▶ [Stated task] From the very first line of the data to the line containing "import matplotlib.pyplot as plt", retype everything exactly, leaving the pictures behind.

▶ [Given information]
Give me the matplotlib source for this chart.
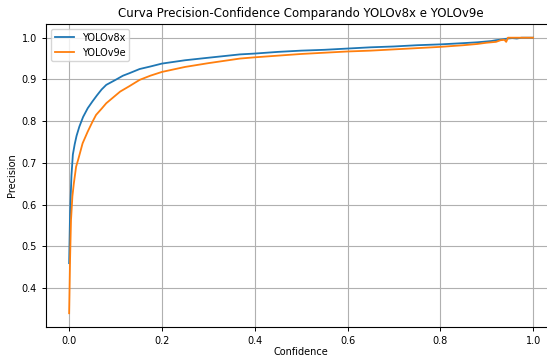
import matplotlib
matplotlib.use("Agg")
import matplotlib.pyplot as plt

v8_conf = [0.0, 0.002, 0.005, 0.008, 0.012, 0.016, 0.022, 0.03, 0.04, 0.05, 0.06, 0.07, 0.08, 0.1, 0.116, 0.13, 0.152, 0.175, 0.2, 0.25, 0.3, 0.368, 0.4, 0.45, 0.5, 0.55, 0.6, 0.65, 0.7, 0.75, 0.8, 0.85, 0.88, 0.9, 0.91, 0.92, 0.935, 0.945, 0.955, 0.965, 0.975, 1.0]
v8_prec = [0.46, 0.58, 0.67, 0.72, 0.745, 0.765, 0.787, 0.81, 0.831, 0.847, 0.862, 0.876, 0.887, 0.899, 0.909, 0.915, 0.925, 0.931, 0.938, 0.946, 0.952, 0.960, 0.962, 0.966, 0.969, 0.971, 0.974, 0.977, 0.979, 0.982, 0.984, 0.987, 0.989, 0.991, 0.992, 0.994, 0.996, 0.998, 0.999, 0.998, 1.0, 1.0]
v9_conf = [0.0, 0.002, 0.004, 0.007, 0.01, 0.015, 0.02, 0.029, 0.04, 0.05, 0.058, 0.07, 0.08, 0.095, 0.11, 0.13, 0.152, 0.175, 0.2, 0.25, 0.3, 0.368, 0.4, 0.45, 0.5, 0.55, 0.6, 0.65, 0.7, 0.75, 0.8, 0.85, 0.88, 0.9, 0.92, 0.93, 0.938, 0.942, 0.946, 0.95, 0.96, 1.0]
v9_prec = [0.34, 0.47, 0.563, 0.62, 0.65, 0.691, 0.71, 0.747, 0.775, 0.798, 0.815, 0.83, 0.843, 0.857, 0.871, 0.884, 0.899, 0.909, 0.918, 0.93, 0.939, 0.950, 0.953, 0.957, 0.961, 0.964, 0.967, 0.969, 0.972, 0.975, 0.978, 0.982, 0.985, 0.988, 0.99, 0.994, 0.995, 0.99, 1.0, 1.0, 1.0, 1.0]

fig, ax = plt.subplots(figsize=(5.47, 3.57), dpi=100)
ax.plot(v8_conf, v8_prec, color="#1f77b4", label="YOLOv8x", linewidth=1.3)
ax.plot(v9_conf, v9_prec, color="#ff7f0e", label="YOLOv9e", linewidth=1.3)
ax.set_title("Curva Precision-Confidence Comparando YOLOv8x e YOLOv9e", fontsize=8.5, pad=5)
ax.set_xlabel("Confidence", fontsize=7, labelpad=0.5)
ax.set_ylabel("Precision", fontsize=7, labelpad=3)
ax.tick_params(labelsize=7, width=0.7, length=3)
ax.grid(True)
ax.legend(loc="upper left", fontsize=7)
fig.subplots_adjust(left=0.084, right=1.017, top=0.933, bottom=0.084)
fig.savefig("out.png")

▶ [Written response]
Give me the matplotlib source for this chart.
import matplotlib
matplotlib.use("Agg")
import matplotlib.pyplot as plt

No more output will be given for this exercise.